Planning for his speech at the Independent Achievers Academy, Theo Paphitis asked an assistant to buy a basket of six essentials from a Tesco, a Londis (independent operator in a symbol group) and a One Stop (Tesco’s CTN/convenience chain). Tesco was cheapest by a big margin. Second came Londis. The most expensive was One Stop.

Mr Paphitis understands the power of the supermarkets and he says the way to counter them is to focus on how to make the experience of shopping with you more relevant to shoppers or more enjoyable for them.

John Heynan, sales director of Molson Coors, told Retail Newsagent at about the same time that occasional beer buyers will pay 13 per cent more for their beer in an independent convenience store, provided the retailer targets them appropriately.

Tesco has carved itself out this 13 per cent head start.
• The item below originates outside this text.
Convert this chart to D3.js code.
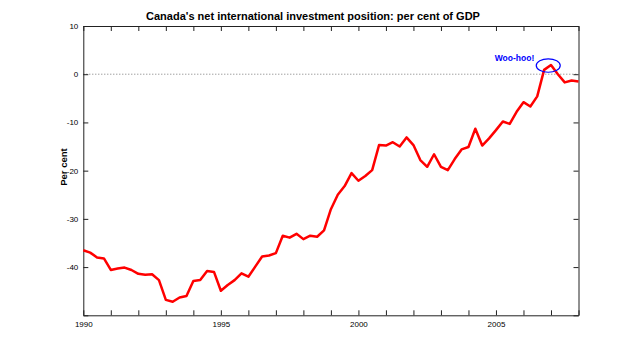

Looking at pricing, if Tesco is 100, then Tesco Express is 108, One Stop is 112, a good symbol group is 115 and non-affiliated independents even higher. Its margin advantage is not new. You have been competing against it for some time. It is possible to compete with Tesco on price – across a narrow range of products – as local suppliers are sometimes able to produce quality products at better prices than the national suppliers that Tesco is forced to use. But mostly you will have to compete on the quality of the shopping experience that you offer.

The big four supermarkets have 76 per cent market share but Tesco’s three competitors all operate at a margin disadvantage to it. The independent channel needs to be robust about defending its market share. The pressure is on but it may be that it is one of Sainsbury’s, Asda or Morrisons that fails under the pressure from Tesco rather than your business.